Please see the comments above.

作者回复

Dear mDNk:

We sincerely appreciate your thoughtful feedback regarding BaWA’s novelty and computational overhead. Below, we address your concerns in detail.

Novelty of BaWA:

We respectfully disagree with the provided novelty concern for three key reasons:

(a) Problem Characterization in LLMs

  • Structural Outliers: LLMs exhibit extremely sparse activation outliers (>50% outliers in <5% channels, Fig 1c), unlike CNNs with uniform noise patterns [1].
  • Cross-Layer Imbalance: Weight magnitudes vary by 100× within layers (Fig 1a), violating CNN pruning assumptions.

(b) Methodological Advancements

  • Dual-Channel Normalization: Joint input/output scaling (Eq. 5) handles asymmetric LLM distributions, unlike standard normalization.

  • Dynamic Outlier Suppression: Learnable threshold θ3\theta_3 adapts to layer-wise outlier density, improving upon fixed-threshold methods [2].

(c) Empirical Superiority

  • BaWA reduces perplexity by 2.49 over Wanda (Table 3), which is a great improvement.

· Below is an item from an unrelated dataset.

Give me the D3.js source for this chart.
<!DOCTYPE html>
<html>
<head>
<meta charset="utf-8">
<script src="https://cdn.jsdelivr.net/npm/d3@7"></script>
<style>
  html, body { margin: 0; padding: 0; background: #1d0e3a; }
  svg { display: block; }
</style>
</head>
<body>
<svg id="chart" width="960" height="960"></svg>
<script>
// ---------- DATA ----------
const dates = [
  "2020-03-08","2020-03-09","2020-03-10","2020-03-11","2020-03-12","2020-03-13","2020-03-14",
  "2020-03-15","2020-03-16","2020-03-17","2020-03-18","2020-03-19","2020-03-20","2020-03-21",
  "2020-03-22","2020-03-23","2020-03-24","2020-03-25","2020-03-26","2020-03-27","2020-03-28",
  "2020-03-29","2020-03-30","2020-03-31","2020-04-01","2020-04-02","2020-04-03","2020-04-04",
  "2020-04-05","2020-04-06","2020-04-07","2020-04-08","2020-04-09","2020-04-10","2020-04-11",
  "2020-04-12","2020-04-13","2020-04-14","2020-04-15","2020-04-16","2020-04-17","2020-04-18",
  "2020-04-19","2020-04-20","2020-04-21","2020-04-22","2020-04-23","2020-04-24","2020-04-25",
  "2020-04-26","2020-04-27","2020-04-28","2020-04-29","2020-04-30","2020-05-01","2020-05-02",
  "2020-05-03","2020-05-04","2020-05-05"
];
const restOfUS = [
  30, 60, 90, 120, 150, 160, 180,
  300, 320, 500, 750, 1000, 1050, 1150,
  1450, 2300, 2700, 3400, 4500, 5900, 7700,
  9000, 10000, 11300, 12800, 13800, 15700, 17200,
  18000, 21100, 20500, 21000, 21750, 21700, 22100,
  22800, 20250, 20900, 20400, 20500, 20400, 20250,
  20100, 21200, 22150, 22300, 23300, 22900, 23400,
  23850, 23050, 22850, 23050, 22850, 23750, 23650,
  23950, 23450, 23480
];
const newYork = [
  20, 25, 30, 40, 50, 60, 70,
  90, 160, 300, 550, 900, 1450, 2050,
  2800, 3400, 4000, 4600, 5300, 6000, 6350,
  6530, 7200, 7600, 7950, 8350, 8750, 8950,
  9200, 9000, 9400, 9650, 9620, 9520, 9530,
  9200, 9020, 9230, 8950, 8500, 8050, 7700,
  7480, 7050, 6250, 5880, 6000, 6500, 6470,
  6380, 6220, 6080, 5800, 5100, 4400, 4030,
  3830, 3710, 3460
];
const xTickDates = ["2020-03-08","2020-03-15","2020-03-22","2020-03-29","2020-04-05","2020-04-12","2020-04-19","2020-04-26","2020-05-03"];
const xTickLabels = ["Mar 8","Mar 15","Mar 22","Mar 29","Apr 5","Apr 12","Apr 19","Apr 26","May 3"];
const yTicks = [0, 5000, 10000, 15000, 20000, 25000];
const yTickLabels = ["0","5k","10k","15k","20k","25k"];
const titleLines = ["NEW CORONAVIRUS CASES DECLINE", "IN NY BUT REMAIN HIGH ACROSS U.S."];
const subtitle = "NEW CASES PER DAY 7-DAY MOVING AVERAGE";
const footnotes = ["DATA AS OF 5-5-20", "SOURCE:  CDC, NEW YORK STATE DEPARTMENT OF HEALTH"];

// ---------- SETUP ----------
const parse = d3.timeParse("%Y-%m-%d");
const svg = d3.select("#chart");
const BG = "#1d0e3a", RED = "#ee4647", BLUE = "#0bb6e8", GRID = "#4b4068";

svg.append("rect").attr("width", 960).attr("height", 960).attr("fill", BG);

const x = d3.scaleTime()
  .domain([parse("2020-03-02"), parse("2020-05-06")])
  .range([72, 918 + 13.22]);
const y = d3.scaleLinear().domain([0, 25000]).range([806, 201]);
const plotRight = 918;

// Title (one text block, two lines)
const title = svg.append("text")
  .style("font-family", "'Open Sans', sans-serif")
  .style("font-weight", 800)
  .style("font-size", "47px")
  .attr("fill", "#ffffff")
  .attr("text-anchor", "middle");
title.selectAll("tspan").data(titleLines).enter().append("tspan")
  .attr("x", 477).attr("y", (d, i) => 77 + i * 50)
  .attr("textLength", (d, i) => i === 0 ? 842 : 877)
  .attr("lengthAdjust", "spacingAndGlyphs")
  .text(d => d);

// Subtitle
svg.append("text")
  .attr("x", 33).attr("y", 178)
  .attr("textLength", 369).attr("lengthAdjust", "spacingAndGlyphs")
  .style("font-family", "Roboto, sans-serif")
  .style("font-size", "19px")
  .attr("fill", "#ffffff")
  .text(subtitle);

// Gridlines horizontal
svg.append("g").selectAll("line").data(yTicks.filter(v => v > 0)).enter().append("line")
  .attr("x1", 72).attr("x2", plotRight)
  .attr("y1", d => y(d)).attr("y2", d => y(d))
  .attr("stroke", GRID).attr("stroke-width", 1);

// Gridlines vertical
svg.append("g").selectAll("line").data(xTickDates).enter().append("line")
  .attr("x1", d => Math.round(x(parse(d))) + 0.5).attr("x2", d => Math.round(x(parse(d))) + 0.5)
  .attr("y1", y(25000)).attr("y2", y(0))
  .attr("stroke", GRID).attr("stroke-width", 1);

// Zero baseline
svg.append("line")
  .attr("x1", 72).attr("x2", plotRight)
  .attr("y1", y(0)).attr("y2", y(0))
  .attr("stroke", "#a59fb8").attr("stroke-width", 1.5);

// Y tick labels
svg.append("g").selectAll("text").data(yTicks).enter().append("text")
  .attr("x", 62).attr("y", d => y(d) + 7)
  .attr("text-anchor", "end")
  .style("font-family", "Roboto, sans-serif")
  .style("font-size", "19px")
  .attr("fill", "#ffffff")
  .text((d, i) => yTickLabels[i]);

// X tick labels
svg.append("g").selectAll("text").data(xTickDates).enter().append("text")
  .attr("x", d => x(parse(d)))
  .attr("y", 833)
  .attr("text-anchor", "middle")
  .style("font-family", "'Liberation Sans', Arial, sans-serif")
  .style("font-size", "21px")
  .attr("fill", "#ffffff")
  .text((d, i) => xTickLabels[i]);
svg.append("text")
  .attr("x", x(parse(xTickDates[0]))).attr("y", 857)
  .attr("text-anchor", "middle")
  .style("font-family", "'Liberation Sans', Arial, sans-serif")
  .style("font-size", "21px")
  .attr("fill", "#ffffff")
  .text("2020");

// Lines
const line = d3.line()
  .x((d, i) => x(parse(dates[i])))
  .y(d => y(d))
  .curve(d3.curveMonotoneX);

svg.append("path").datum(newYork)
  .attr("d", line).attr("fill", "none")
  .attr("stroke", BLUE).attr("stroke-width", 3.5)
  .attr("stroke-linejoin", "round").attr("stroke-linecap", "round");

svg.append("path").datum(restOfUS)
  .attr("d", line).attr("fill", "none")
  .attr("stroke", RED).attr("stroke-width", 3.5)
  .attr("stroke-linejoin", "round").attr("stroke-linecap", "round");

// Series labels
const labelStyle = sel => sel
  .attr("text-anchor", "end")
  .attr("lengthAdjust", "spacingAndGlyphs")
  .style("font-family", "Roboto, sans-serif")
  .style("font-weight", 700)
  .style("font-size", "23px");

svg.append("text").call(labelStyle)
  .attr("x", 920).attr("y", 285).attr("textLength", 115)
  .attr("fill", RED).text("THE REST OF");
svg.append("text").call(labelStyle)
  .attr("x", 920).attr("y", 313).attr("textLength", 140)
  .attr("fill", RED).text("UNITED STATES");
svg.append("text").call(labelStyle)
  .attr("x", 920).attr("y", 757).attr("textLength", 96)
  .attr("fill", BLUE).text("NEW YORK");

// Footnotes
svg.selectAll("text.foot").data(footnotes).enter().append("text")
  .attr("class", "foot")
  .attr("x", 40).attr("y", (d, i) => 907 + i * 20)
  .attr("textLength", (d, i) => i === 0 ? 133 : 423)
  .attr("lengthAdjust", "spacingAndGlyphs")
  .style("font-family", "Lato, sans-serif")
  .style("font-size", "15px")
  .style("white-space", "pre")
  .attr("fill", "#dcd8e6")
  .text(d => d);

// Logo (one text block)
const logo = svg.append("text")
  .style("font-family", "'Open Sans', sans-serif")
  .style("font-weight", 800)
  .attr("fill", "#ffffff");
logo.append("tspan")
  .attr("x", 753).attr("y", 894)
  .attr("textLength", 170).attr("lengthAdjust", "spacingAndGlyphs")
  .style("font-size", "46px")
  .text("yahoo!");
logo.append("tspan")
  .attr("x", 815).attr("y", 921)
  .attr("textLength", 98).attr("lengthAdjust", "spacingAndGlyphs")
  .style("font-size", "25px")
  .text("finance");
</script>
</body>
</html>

  • Direct application of robust CNN pruning degrades accuracy by 4.1% (Table 8 in Appendix).

Computational Overhead:

Furthermore, the evaluation results in our paper have shown that the additional overhead of BaWA is negligible in two aspects.

(a) One-Time Search Cost: Searching a 70B model takes only 16 minutes (Table 6), <0.01% of typical training costs (thousands of GPU hours).

(b) Search-Free Mode: Even without search (BaWA w/o search), BaWA outperforms Wanda while maintaining the same pruning efficiency (Table 5).

References

[1] Li et al., Pruning Filters for Efficient ConvNets, ICLR 2017.

[2] Wei et al., Outlier Suppression+, EMNLP 2023.

最终决定

This paper introduces a new metric for pruning language models, focused on addressing imbalanced weight magnitudes and activation outliers. While there is some disagreement about the novelty of the approach as it extends prior work, the proposed method improves over prior work and the reviewers agree it is clearly explained and experiments are sound. Other concerns raised by reviewers (including speed of pruning, scaling factor sensitivity, comparison to structured pruning methods) are largely addressed by the authors in the rebuttal. Based on this, we recommend this paper for acceptance.